DESCRIPTION OF THE TASK:
Write out the data below exactly as given, without any of its pictures.

SUPPLIED INFORMATION:
=====
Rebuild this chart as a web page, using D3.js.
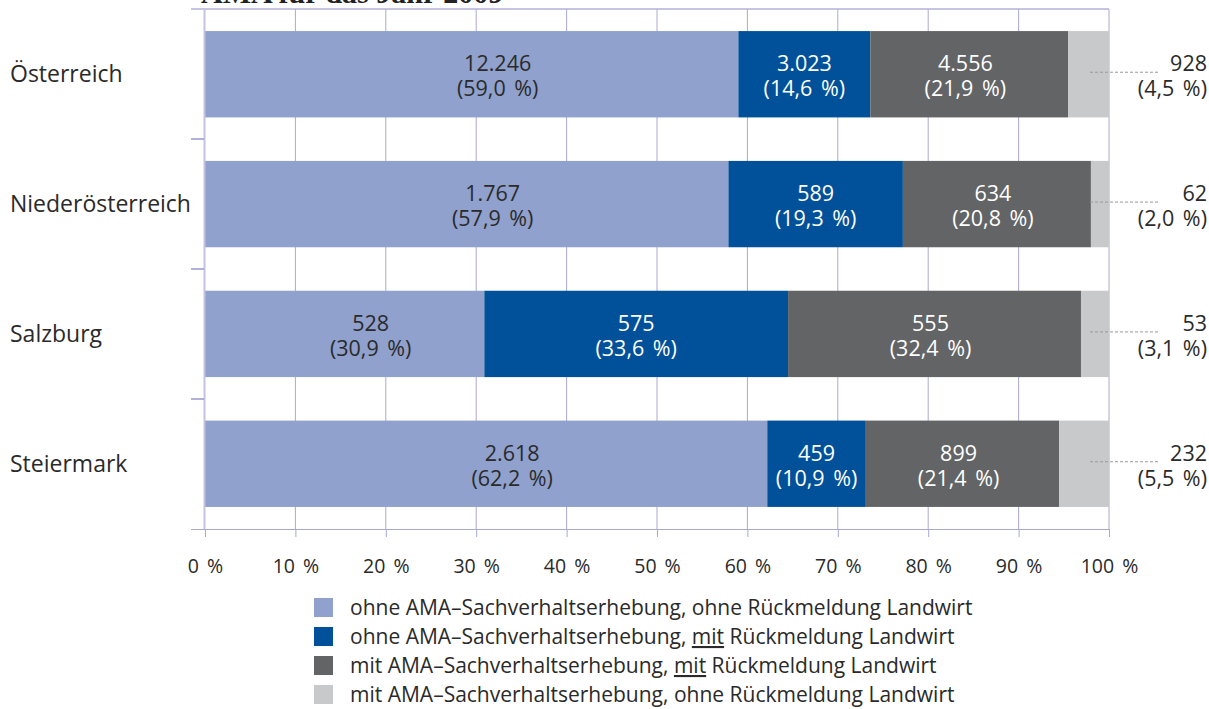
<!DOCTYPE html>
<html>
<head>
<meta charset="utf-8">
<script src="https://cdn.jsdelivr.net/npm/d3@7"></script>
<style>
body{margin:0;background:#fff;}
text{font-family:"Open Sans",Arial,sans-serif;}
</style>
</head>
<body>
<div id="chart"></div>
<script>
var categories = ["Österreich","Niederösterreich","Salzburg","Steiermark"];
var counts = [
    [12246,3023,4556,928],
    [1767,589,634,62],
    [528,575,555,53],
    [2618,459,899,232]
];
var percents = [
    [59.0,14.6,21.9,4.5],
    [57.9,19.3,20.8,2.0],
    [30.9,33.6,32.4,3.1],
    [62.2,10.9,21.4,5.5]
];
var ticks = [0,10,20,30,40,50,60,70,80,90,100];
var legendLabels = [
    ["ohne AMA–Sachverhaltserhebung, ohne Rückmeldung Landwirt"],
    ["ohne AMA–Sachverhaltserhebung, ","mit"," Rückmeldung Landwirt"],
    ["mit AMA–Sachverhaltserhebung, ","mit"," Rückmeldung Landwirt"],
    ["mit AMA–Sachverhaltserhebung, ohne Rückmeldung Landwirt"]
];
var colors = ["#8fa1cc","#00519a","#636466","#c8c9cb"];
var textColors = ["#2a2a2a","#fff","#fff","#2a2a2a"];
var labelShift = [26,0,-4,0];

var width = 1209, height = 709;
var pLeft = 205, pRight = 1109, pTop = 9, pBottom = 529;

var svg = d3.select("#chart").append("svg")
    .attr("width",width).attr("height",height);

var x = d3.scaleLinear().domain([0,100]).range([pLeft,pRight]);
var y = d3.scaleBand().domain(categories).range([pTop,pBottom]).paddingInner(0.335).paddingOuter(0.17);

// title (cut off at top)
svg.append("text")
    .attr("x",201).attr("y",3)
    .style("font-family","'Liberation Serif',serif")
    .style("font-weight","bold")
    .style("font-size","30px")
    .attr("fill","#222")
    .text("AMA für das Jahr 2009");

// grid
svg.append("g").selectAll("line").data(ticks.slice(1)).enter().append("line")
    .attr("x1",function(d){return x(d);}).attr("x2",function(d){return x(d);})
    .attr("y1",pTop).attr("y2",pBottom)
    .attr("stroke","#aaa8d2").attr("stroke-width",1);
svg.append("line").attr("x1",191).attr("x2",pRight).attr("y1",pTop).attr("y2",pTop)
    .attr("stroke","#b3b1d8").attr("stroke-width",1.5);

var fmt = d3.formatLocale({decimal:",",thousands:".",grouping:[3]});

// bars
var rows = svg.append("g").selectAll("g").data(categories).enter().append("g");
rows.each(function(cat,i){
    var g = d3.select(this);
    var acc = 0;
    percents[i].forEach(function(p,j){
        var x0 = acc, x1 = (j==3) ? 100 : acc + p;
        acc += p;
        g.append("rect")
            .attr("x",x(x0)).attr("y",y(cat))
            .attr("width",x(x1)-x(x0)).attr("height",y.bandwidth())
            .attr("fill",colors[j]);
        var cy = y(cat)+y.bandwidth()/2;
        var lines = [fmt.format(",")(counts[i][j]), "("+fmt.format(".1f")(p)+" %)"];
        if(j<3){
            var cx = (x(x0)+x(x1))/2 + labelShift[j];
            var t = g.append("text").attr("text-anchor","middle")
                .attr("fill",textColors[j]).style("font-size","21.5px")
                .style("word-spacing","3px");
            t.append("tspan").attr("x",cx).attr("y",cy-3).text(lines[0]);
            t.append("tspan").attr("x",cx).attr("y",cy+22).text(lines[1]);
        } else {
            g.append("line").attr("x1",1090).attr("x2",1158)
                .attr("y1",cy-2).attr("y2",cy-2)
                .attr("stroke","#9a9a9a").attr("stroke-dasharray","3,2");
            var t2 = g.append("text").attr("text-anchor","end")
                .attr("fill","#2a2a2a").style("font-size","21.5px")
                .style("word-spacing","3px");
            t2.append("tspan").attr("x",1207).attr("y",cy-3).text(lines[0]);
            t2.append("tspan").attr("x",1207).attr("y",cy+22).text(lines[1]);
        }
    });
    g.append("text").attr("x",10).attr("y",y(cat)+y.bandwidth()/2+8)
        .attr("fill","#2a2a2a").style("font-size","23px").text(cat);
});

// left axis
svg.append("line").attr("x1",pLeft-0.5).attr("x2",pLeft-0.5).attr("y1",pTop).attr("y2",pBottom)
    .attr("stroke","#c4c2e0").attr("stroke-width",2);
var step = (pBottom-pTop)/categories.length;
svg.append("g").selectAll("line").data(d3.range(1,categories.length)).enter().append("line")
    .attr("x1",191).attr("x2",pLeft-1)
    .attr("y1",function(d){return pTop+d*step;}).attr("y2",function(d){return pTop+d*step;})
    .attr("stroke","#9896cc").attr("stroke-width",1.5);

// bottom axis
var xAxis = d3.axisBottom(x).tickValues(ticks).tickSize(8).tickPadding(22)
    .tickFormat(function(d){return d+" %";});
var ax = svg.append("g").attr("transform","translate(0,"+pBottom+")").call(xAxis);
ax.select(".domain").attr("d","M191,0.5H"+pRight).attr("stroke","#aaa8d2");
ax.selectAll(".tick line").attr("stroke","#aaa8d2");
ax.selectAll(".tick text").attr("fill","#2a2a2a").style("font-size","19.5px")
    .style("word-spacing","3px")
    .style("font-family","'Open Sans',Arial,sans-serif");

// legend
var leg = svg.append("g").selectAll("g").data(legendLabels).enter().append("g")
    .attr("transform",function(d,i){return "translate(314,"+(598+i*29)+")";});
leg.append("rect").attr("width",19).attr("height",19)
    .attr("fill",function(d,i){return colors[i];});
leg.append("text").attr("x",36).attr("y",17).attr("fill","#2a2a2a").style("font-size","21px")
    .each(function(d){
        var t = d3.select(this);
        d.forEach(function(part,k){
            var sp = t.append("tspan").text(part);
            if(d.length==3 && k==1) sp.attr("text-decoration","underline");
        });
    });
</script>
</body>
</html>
=====
CORRECT RESPONSE:
Rebuild this chart as a web page, using D3.js.
<!DOCTYPE html>
<html>
<head>
<meta charset="utf-8">
<script src="https://cdn.jsdelivr.net/npm/d3@7"></script>
<style>
body{margin:0;background:#fff;}
text{font-family:"Open Sans",Arial,sans-serif;}
</style>
</head>
<body>
<div id="chart"></div>
<script>
var categories = ["Österreich","Niederösterreich","Salzburg","Steiermark"];
var counts = [
    [12246,3023,4556,928],
    [1767,589,634,62],
    [528,575,555,53],
    [2618,459,899,232]
];
var percents = [
    [59.0,14.6,21.9,4.5],
    [57.9,19.3,20.8,2.0],
    [30.9,33.6,32.4,3.1],
    [62.2,10.9,21.4,5.5]
];
var ticks = [0,10,20,30,40,50,60,70,80,90,100];
var legendLabels = [
    ["ohne AMA–Sachverhaltserhebung, ohne Rückmeldung Landwirt"],
    ["ohne AMA–Sachverhaltserhebung, ","mit"," Rückmeldung Landwirt"],
    ["mit AMA–Sachverhaltserhebung, ","mit"," Rückmeldung Landwirt"],
    ["mit AMA–Sachverhaltserhebung, ohne Rückmeldung Landwirt"]
];
var colors = ["#8fa1cc","#00519a","#636466","#c8c9cb"];
var textColors = ["#2a2a2a","#fff","#fff","#2a2a2a"];
var labelShift = [26,0,-4,0];

var width = 1209, height = 709;
var pLeft = 205, pRight = 1109, pTop = 9, pBottom = 529;

var svg = d3.select("#chart").append("svg")
    .attr("width",width).attr("height",height);

var x = d3.scaleLinear().domain([0,100]).range([pLeft,pRight]);
var y = d3.scaleBand().domain(categories).range([pTop,pBottom]).paddingInner(0.335).paddingOuter(0.17);

// title (cut off at top)
svg.append("text")
    .attr("x",201).attr("y",3)
    .style("font-family","'Liberation Serif',serif")
    .style("font-weight","bold")
    .style("font-size","30px")
    .attr("fill","#222")
    .text("AMA für das Jahr 2009");

// grid
svg.append("g").selectAll("line").data(ticks.slice(1)).enter().append("line")
    .attr("x1",function(d){return x(d);}).attr("x2",function(d){return x(d);})
    .attr("y1",pTop).attr("y2",pBottom)
    .attr("stroke","#aaa8d2").attr("stroke-width",1);
svg.append("line").attr("x1",191).attr("x2",pRight).attr("y1",pTop).attr("y2",pTop)
    .attr("stroke","#b3b1d8").attr("stroke-width",1.5);

var fmt = d3.formatLocale({decimal:",",thousands:".",grouping:[3]});

// bars
var rows = svg.append("g").selectAll("g").data(categories).enter().append("g");
rows.each(function(cat,i){
    var g = d3.select(this);
    var acc = 0;
    percents[i].forEach(function(p,j){
        var x0 = acc, x1 = (j==3) ? 100 : acc + p;
        acc += p;
        g.append("rect")
            .attr("x",x(x0)).attr("y",y(cat))
            .attr("width",x(x1)-x(x0)).attr("height",y.bandwidth())
            .attr("fill",colors[j]);
        var cy = y(cat)+y.bandwidth()/2;
        var lines = [fmt.format(",")(counts[i][j]), "("+fmt.format(".1f")(p)+" %)"];
        if(j<3){
            var cx = (x(x0)+x(x1))/2 + labelShift[j];
            var t = g.append("text").attr("text-anchor","middle")
                .attr("fill",textColors[j]).style("font-size","21.5px")
                .style("word-spacing","3px");
            t.append("tspan").attr("x",cx).attr("y",cy-3).text(lines[0]);
            t.append("tspan").attr("x",cx).attr("y",cy+22).text(lines[1]);
        } else {
            g.append("line").attr("x1",1090).attr("x2",1158)
                .attr("y1",cy-2).attr("y2",cy-2)
                .attr("stroke","#9a9a9a").attr("stroke-dasharray","3,2");
            var t2 = g.append("text").attr("text-anchor","end")
                .attr("fill","#2a2a2a").style("font-size","21.5px")
                .style("word-spacing","3px");
            t2.append("tspan").attr("x",1207).attr("y",cy-3).text(lines[0]);
            t2.append("tspan").attr("x",1207).attr("y",cy+22).text(lines[1]);
        }
    });
    g.append("text").attr("x",10).attr("y",y(cat)+y.bandwidth()/2+8)
        .attr("fill","#2a2a2a").style("font-size","23px").text(cat);
});

// left axis
svg.append("line").attr("x1",pLeft-0.5).attr("x2",pLeft-0.5).attr("y1",pTop).attr("y2",pBottom)
    .attr("stroke","#c4c2e0").attr("stroke-width",2);
var step = (pBottom-pTop)/categories.length;
svg.append("g").selectAll("line").data(d3.range(1,categories.length)).enter().append("line")
    .attr("x1",191).attr("x2",pLeft-1)
    .attr("y1",function(d){return pTop+d*step;}).attr("y2",function(d){return pTop+d*step;})
    .attr("stroke","#9896cc").attr("stroke-width",1.5);

// bottom axis
var xAxis = d3.axisBottom(x).tickValues(ticks).tickSize(8).tickPadding(22)
    .tickFormat(function(d){return d+" %";});
var ax = svg.append("g").attr("transform","translate(0,"+pBottom+")").call(xAxis);
ax.select(".domain").attr("d","M191,0.5H"+pRight).attr("stroke","#aaa8d2");
ax.selectAll(".tick line").attr("stroke","#aaa8d2");
ax.selectAll(".tick text").attr("fill","#2a2a2a").style("font-size","19.5px")
    .style("word-spacing","3px")
    .style("font-family","'Open Sans',Arial,sans-serif");

// legend
var leg = svg.append("g").selectAll("g").data(legendLabels).enter().append("g")
    .attr("transform",function(d,i){return "translate(314,"+(598+i*29)+")";});
leg.append("rect").attr("width",19).attr("height",19)
    .attr("fill",function(d,i){return colors[i];});
leg.append("text").attr("x",36).attr("y",17).attr("fill","#2a2a2a").style("font-size","21px")
    .each(function(d){
        var t = d3.select(this);
        d.forEach(function(part,k){
            var sp = t.append("tspan").text(part);
            if(d.length==3 && k==1) sp.attr("text-decoration","underline");
        });
    });
</script>
</body>
</html>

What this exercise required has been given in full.